Sailing Rescue: Every Boater MUST Be Prepared Before Going to Sea

 In Personal Injury

Earlier this year, two old friends set out from Port St. Lucie, FL to the Virgin Islands on a sail boat. The two gentlemen are 86 and 71 years old. They had invited another friend who turned them down and warned them that the currents and winds would make the trip too difficult if not dangerous. The friend proved to be right. The sailboat lost power, and the two men drifted at sea for seven days before being rescued. Thankfully, they were alright.
After the rescue, it was learned that the vessel was woefully under-supplied and provisioned. It did not have handheld VHF radios, emergency personal beacons (EPERBs) to give off radio signals, or even flares. Apparently, the owner was too cheap to purchase these items. Any of these items alone may have been enough to speed up a rescue.

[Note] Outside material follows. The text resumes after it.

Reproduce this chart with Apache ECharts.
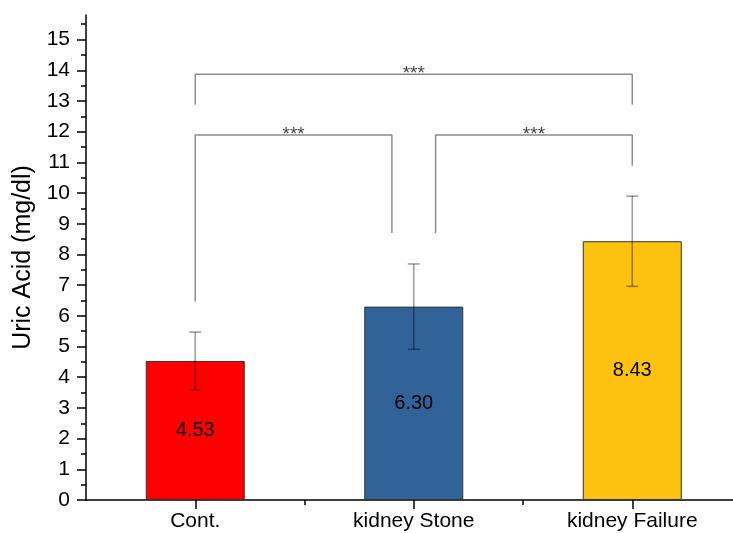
<!DOCTYPE html>
<html>
<head>
<meta charset="utf-8">
<title>Uric Acid</title>
<script src="https://cdn.jsdelivr.net/npm/echarts@6/dist/echarts.min.js"></script>
<style>
  html, body { margin: 0; padding: 0; background: #fff; }
  #chart { width: 733px; height: 533px; }
</style>
</head>
<body>
<div id="chart"></div>
<script>
// Group means and their spread
const categories = ['Cont.', 'kidney Stone', 'kidney Failure'];
const groupIndex = [0, 1, 2];
const means = [4.53, 6.30, 8.43];
const errors = [0.94, 1.39, 1.47];
const barColors = ['#FF0000', '#316399', '#FDC20F'];

// Axis ticks
const yMajorTicks = [0, 1, 2, 3, 4, 5, 6, 7, 8, 9, 10, 11, 12, 13, 14, 15];
const yMinorTicks = [0.5, 1.5, 2.5, 3.5, 4.5, 5.5, 6.5, 7.5, 8.5, 9.5, 10.5, 11.5, 12.5, 13.5, 14.5, 15.5];
const xMinorTicks = [0.5, 1.5];

// Significance brackets (x in group units, y in mg/dl)
const bracketFrom = [0, 1.1, 0];
const bracketTo = [0.9, 2, 2];
const bracketLevel = [11.89, 11.89, 13.87];
const bracketLeftFoot = [6.47, 8.70, 12.88];
const bracketRightFoot = [8.70, 10.89, 12.88];
const bracketText = ['***', '***', '***'];

const FONT = 'Liberation Sans';
const chart = echarts.init(document.getElementById('chart'), null, { renderer: 'canvas' });

const bracketSeries = bracketFrom.map((x0, i) => ({
  type: 'line',
  xAxisIndex: 0,
  yAxisIndex: 0,
  symbol: 'none',
  silent: true,
  z: 4,
  lineStyle: { color: '#8c8c8c', width: 1.5 },
  data: [
    [x0, bracketLeftFoot[i]],
    [x0, bracketLevel[i]],
    [bracketTo[i], bracketLevel[i]],
    [bracketTo[i], bracketRightFoot[i]]
  ]
}));

const starSeries = {
  type: 'scatter',
  xAxisIndex: 0,
  yAxisIndex: 0,
  symbolSize: 0,
  silent: true,
  z: 5,
  data: bracketFrom.map((x0, i) => ({
    value: [(x0 + bracketTo[i]) / 2, bracketLevel[i]],
    label: {
      show: true,
      position: 'inside',
      offset: [0, 0],
      formatter: bracketText[i],
      fontFamily: FONT,
      fontSize: 19,
      color: '#111'
    }
  }))
};

const errorSeries = {
  type: 'custom',
  xAxisIndex: 0,
  yAxisIndex: 0,
  z: 6,
  silent: true,
  data: means.map((m, i) => [groupIndex[i], m - errors[i], m + errors[i]]),
  renderItem: function (params, api) {
    const lo = api.coord([api.value(0), api.value(1)]);
    const hi = api.coord([api.value(0), api.value(2)]);
    const cap = 6;
    const style = { stroke: 'rgba(0,0,0,0.38)', lineWidth: 1.6 };
    return {
      type: 'group',
      children: [
        { type: 'line', shape: { x1: hi[0], y1: hi[1], x2: lo[0], y2: lo[1] }, style: style },
        { type: 'line', shape: { x1: hi[0] - cap, y1: hi[1], x2: hi[0] + cap, y2: hi[1] }, style: style },
        { type: 'line', shape: { x1: lo[0] - cap, y1: lo[1], x2: lo[0] + cap, y2: lo[1] }, style: style }
      ]
    };
  }
};

// The group axis runs on past the right edge of the canvas
const X_MIN = -0.5;
const X_MAX = 2.461;

const option = {
  backgroundColor: '#ffffff',
  animation: false,
  textStyle: { fontFamily: FONT },
  grid: { left: 86, top: 15, right: 0, bottom: 33, containLabel: false },
  xAxis: [
    {
      type: 'value',
      min: X_MIN,
      max: X_MAX,
      position: 'bottom',
      axisLine: { show: true, onZero: false, lineStyle: { color: '#000', width: 1.5 } },
      axisTick: { show: true, length: 9, customValues: groupIndex, lineStyle: { color: '#000', width: 1.5 } },
      axisLabel: {
        fontFamily: FONT, fontSize: 21, color: '#000', margin: 11,
        customValues: groupIndex,
        formatter: v => categories[Math.round(v)]
      },
      splitLine: { show: false }
    },
    {
      type: 'value',
      min: X_MIN,
      max: X_MAX,
      position: 'bottom',
      axisLine: { show: false, onZero: false },
      axisTick: { show: true, length: 5, customValues: xMinorTicks, lineStyle: { color: '#000', width: 1.5 } },
      axisLabel: { show: false },
      splitLine: { show: false }
    }
  ],
  yAxis: [
    {
      type: 'value',
      min: 0,
      max: 15.8,
      position: 'left',
      name: 'Uric Acid (mg/dl)',
      nameLocation: 'middle',
      nameGap: 48,
      nameTextStyle: { fontFamily: FONT, fontSize: 25, color: '#000' },
      axisLine: { show: true, onZero: false, lineStyle: { color: '#000', width: 1.5 } },
      axisTick: { show: true, length: 9, customValues: yMajorTicks, lineStyle: { color: '#000', width: 1.5 } },
      axisLabel: { fontFamily: FONT, fontSize: 21, color: '#000', margin: 16, customValues: yMajorTicks },
      splitLine: { show: false }
    },
    {
      type: 'value',
      min: 0,
      max: 15.8,
      position: 'left',
      axisLine: { show: false, onZero: false },
      axisTick: { show: true, length: 5, customValues: yMinorTicks, lineStyle: { color: '#000', width: 1.5 } },
      axisLabel: { show: false },
      splitLine: { show: false }
    }
  ],
  series: [
    {
      type: 'bar',
      xAxisIndex: 0,
      yAxisIndex: 0,
      barWidth: 99,
      z: 3,
      data: means.map((m, i) => ({ value: [groupIndex[i], m], itemStyle: { color: barColors[i] } })),
      itemStyle: { borderColor: '#333', borderWidth: 1 },
      label: {
        show: true,
        position: 'inside',
        fontFamily: FONT,
        fontSize: 20,
        color: '#000',
        formatter: p => p.value[1].toFixed(2)
      }
    },
    errorSeries,
    ...bracketSeries,
    starSeries
  ]
};

chart.setOption(option);
</script>
</body>
</html>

Every boater must take an inventory of their vessel and account for safety equipment before going out on the water. The US Coast Guard sets for the standard minimum requirements, but boaters should always go beyond these minimums when venturing into a trip of this magnitude.&nbspAny overseas trip dictates the presence of back-up radios, EPERBs, flares and other provisions to account for every perceived incident. A seasoned boater should know better, and a novice has a duty to himself/herself and any passengers to find out how to safely equip the vessel. Every captain has a legal duty to use reasonable care under the circumstances to protect the passengers and crew. This duty cannot be breached or delegated.
These two fellows had no business being on the ocean for a trip of that nature and especially being completely unprepared for such an event. They got lucky this time.